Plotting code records
========

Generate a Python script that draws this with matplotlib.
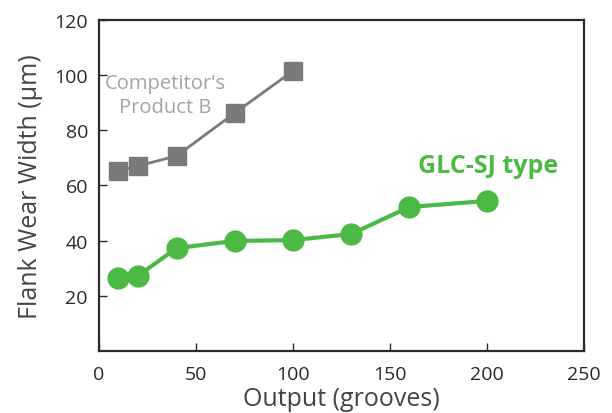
import matplotlib
matplotlib.use("Agg")
import matplotlib.pyplot as plt

plt.rcParams["font.family"] = ["Open Sans", "DejaVu Sans"]

# ── Data ──────────────────────────────────────────────────────────────────────
comp_x = [10, 20, 40, 70, 100]
comp_y = [65.3, 67.1, 70.7, 86.3, 101.5]

glc_x = [10, 20, 40, 70, 100, 130, 160, 200]
glc_y = [26.5, 27.2, 37.3, 39.9, 40.2, 42.4, 52.2, 54.4]

x_ticks = [0, 50, 100, 150, 200, 250]
y_ticks = [20, 40, 60, 80, 100, 120]

GREEN = "#4cb944"
GRAY = "#7a7a7c"
LABEL_GRAY = "#a3a3a3"
DARK = "#2a2a2a"

fig = plt.figure(figsize=(6.12, 4.14), dpi=100)
ax = fig.add_axes([0.1618, 0.1498, 0.7922, 0.7995])

ax.plot(comp_x, comp_y, color=GRAY, lw=2, marker="s", ms=13, zorder=3)
ax.plot(glc_x, glc_y, color=GREEN, lw=3, marker="o", ms=15, zorder=3)

ax.text(34, 97.2, "Competitor's", color=LABEL_GRAY, fontsize=14.5, ha="center", va="center")
ax.text(34, 88.5, "Product B", color=LABEL_GRAY, fontsize=14.5, ha="center", va="center")
ax.text(200.5, 67.4, "GLC-SJ type", color=GREEN, fontsize=18, fontweight="bold",
        ha="center", va="center")

ax.set_xlim(0, 250)
ax.set_ylim(0, 120)
ax.set_xticks(x_ticks)
ax.set_yticks(y_ticks)
ax.tick_params(direction="in", length=6, width=1, colors=DARK, labelsize=14, pad=8)
ax.tick_params(axis="x", pad=10)
for s in ax.spines.values():
    s.set_linewidth(1.6)
    s.set_color(DARK)

ax.set_xlabel("Output (grooves)", fontsize=18, color="#444444", labelpad=2)
ax.set_ylabel("Flank Wear Width (\u03bcm)", fontsize=18, color="#444444", labelpad=8)

fig.savefig("out.png", dpi=100)
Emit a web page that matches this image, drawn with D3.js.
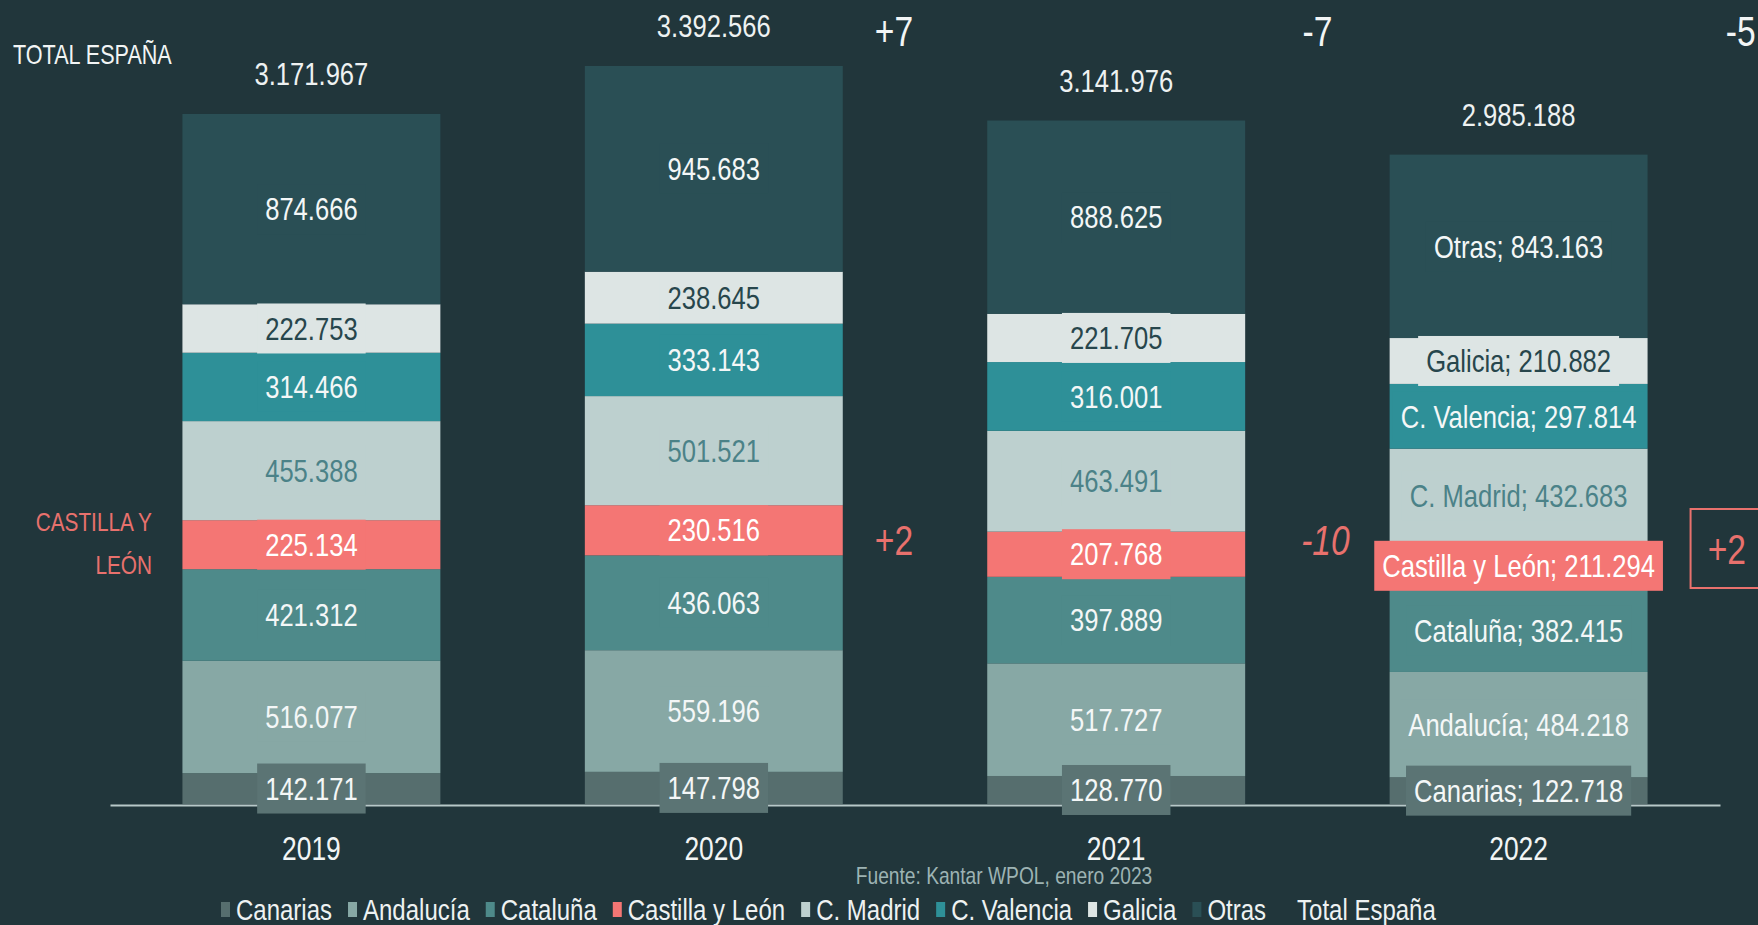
<!DOCTYPE html>
<html>
<head>
<meta charset="utf-8">
<script src="https://cdn.jsdelivr.net/npm/d3@7"></script>
<style>
  html, body { margin: 0; padding: 0; background: #21363b; overflow: hidden; }
  svg { display: block; }
</style>
</head>
<body>
<svg id="chart" width="1758" height="925"></svg>
<script>
// ---------------- DATA ----------------
const years = ["2019", "2020", "2021", "2022"];
const seriesNames = ["Canarias", "Andalucía", "Cataluña", "Castilla y León", "C. Madrid", "C. Valencia", "Galicia", "Otras"];
const canarias     = [142171, 147798, 128770, 122718];
const andalucia    = [516077, 559196, 517727, 484218];
const cataluna     = [421312, 436063, 397889, 382415];
const castillaLeon = [225134, 230516, 207768, 211294];
const cMadrid      = [455388, 501521, 463491, 432683];
const cValencia    = [314466, 333143, 316001, 297814];
const galicia      = [222753, 238645, 221705, 210882];
const otras        = [874666, 945683, 888625, 843163];
const totals       = [3171967, 3392566, 3141976, 2985188];
const totalChangeYears = ["2020", "2021", "2022"];
const totalChange  = ["+7", "-7", "-5"];
const cylChange    = ["+2", "-10", "+2"];
const legendNames  = ["Canarias", "Andalucía", "Cataluña", "Castilla y León", "C. Madrid", "C. Valencia", "Galicia", "Otras", "Total España"];

// ---------------- STYLE ----------------
const FONT = "'Liberation Sans Narrow','Arial Narrow','Liberation Sans',Arial,sans-serif";
const SX = 0.8; // horizontal condensing of the text
const BG = "#21363b";
const colors = {
  "Canarias": "#566e6e",
  "Andalucía": "#87a8a5",
  "Cataluña": "#4e8a8a",
  "Castilla y León": "#f47674",
  "C. Madrid": "#bdd0cf",
  "C. Valencia": "#2e9098",
  "Galicia": "#dde5e4",
  "Otras": "#2a4f55",
  "Total España": "none"
};
const boxColors = Object.assign({}, colors, { "Canarias": "#5b7474" });
const textColors = {
  "Canarias": "#f4f7f7", "Andalucía": "#f4f7f7", "Cataluña": "#f4f7f7",
  "Castilla y León": "#ffffff", "C. Madrid": "#4b8288", "C. Valencia": "#f4f7f7",
  "Galicia": "#27464c", "Otras": "#f4f7f7"
};
const SALMON = "#e8716d";

const seriesValues = [canarias, andalucia, cataluna, castillaLeon, cMadrid, cValencia, galicia, otras];
const rows = years.map((y, i) => {
  const r = { year: y };
  seriesNames.forEach((s, k) => r[s] = seriesValues[k][i]);
  return r;
});

const locale = d3.formatLocale({ decimal: ",", thousands: ".", grouping: [3], currency: ["", " €"] });
const fmt = locale.format(",d");

const svg = d3.select("#chart");
svg.append("rect").attr("width", 1758).attr("height", 925).attr("fill", BG);

// condensed text helper
function addText(parent, px, py, txt, o) {
  o = o || {};
  const t = parent.append("text")
    .attr("transform", `translate(${px},${py}) scale(${SX},1)`)
    .attr("dy", "0.35em")
    .attr("text-anchor", o.anchor || "middle")
    .attr("fill", o.fill || "#eef2f2")
    .style("font-family", FONT)
    .style("font-size", (o.size || 32) + "px")
    .style("font-style", o.italic ? "italic" : "normal")
    .text(txt);
  return t;
}

const x = d3.scaleBand().domain(years).range([110, 1720]).paddingInner(0.359).paddingOuter(0.18);
const y = d3.scaleLinear().domain([0, 3392566]).range([804, 66]);

const stack = d3.stack().keys(seriesNames)(rows);

// bars
const g = svg.append("g");
stack.forEach(layer => {
  g.selectAll(null).data(layer).enter().append("rect")
    .attr("x", d => x(d.data.year))
    .attr("width", x.bandwidth())
    .attr("y", d => y(d[1]))
    .attr("height", d => y(d[0]) - y(d[1]))
    .attr("fill", colors[layer.key]);
});

// axis
const axis = svg.append("g").attr("transform", "translate(0,805)")
  .call(d3.axisBottom(x).tickSize(0));
axis.select(".domain").attr("stroke", "#b7c8c8").attr("stroke-width", 2);
axis.selectAll("text")
  .attr("y", 0).attr("dy", "0.35em")
  .attr("transform", `translate(0,43) scale(${SX},1)`)
  .attr("fill", "#f2f5f5")
  .style("font-family", FONT).style("font-size", "33px");

// segment labels with boxes
const labG = svg.append("g");
stack.forEach(layer => {
  layer.forEach(d => {
    const yr = d.data.year;
    const val = d[1] - d[0];
    const txt = (yr === "2022" ? layer.key + "; " : "") + fmt(val);
    const cx = x(yr) + x.bandwidth() / 2;
    const cy = (y(d[0]) + y(d[1])) / 2;
    const grp = labG.append("g");
    const rect = grp.append("rect").attr("fill", boxColors[layer.key]);
    const t = addText(grp, cx, cy, txt, { fill: textColors[layer.key], size: 32 });
    const w = t.node().getComputedTextLength() * SX;
    rect.attr("x", cx - w / 2 - 8).attr("width", w + 16)
      .attr("y", cy - 25).attr("height", 50);
  });
});

// totals above bars
const totG = svg.append("g");
years.forEach((yr, i) => {
  addText(totG, x(yr) + x.bandwidth() / 2, y(totals[i]) - 40, fmt(totals[i]), { size: 32, fill: "#eef2f2" });
});

// total change annotations
const nudge = [-21, 0, 21];
const chG = svg.append("g");
totalChangeYears.forEach((yr, i) => {
  const cx = x(yr) + x.bandwidth() + (x.step() - x.bandwidth()) / 2 + nudge[i];
  addText(chG, cx, 31, totalChange[i], { size: 42, fill: "#f2f5f5" });
});

// Castilla y León change annotations
const cylY = [540, 540, 549];
const cylNudge = [-21, 8, 7];
totalChangeYears.forEach((yr, i) => {
  const cx = x(yr) + x.bandwidth() + (x.step() - x.bandwidth()) / 2 + cylNudge[i];
  addText(chG, cx, cylY[i], cylChange[i], { size: 42, fill: SALMON, italic: i === 1 });
});
// box around last one
svg.append("rect")
  .attr("x", x("2022") + x.bandwidth() + 43).attr("y", 509)
  .attr("width", 80).attr("height", 79)
  .attr("fill", "none").attr("stroke", SALMON).attr("stroke-width", 2);

// left labels
const leftG = svg.append("g");
addText(leftG, 13, 55, "TOTAL ESPAÑA", { anchor: "start", size: 27, fill: "#f2f5f5" });
addText(leftG, 152, 522, "CASTILLA Y", { anchor: "end", size: 26, fill: SALMON });
addText(leftG, 152, 565, "LEÓN", { anchor: "end", size: 26, fill: SALMON });

// source
addText(svg, 1004, 876, "Fuente: Kantar WPOL, enero 2023", { size: 24, fill: "#9db3b3" });

// legend
const leg = svg.append("g");
let lx = 221;
legendNames.forEach(name => {
  leg.append("rect").attr("x", lx).attr("y", 902).attr("width", 9).attr("height", 15)
    .attr("fill", colors[name]);
  const t = addText(leg, lx + 15, 909, name, { anchor: "start", size: 30, fill: "#eef2f2" });
  lx += 15 + t.node().getComputedTextLength() * SX + 16;
});
</script>
</body>
</html>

========

Stated problem. From the entries above, collect every line with the string "that" in it.

Written response.
Generate a Python script that draws this with matplotlib.
Emit a web page that matches this image, drawn with D3.js.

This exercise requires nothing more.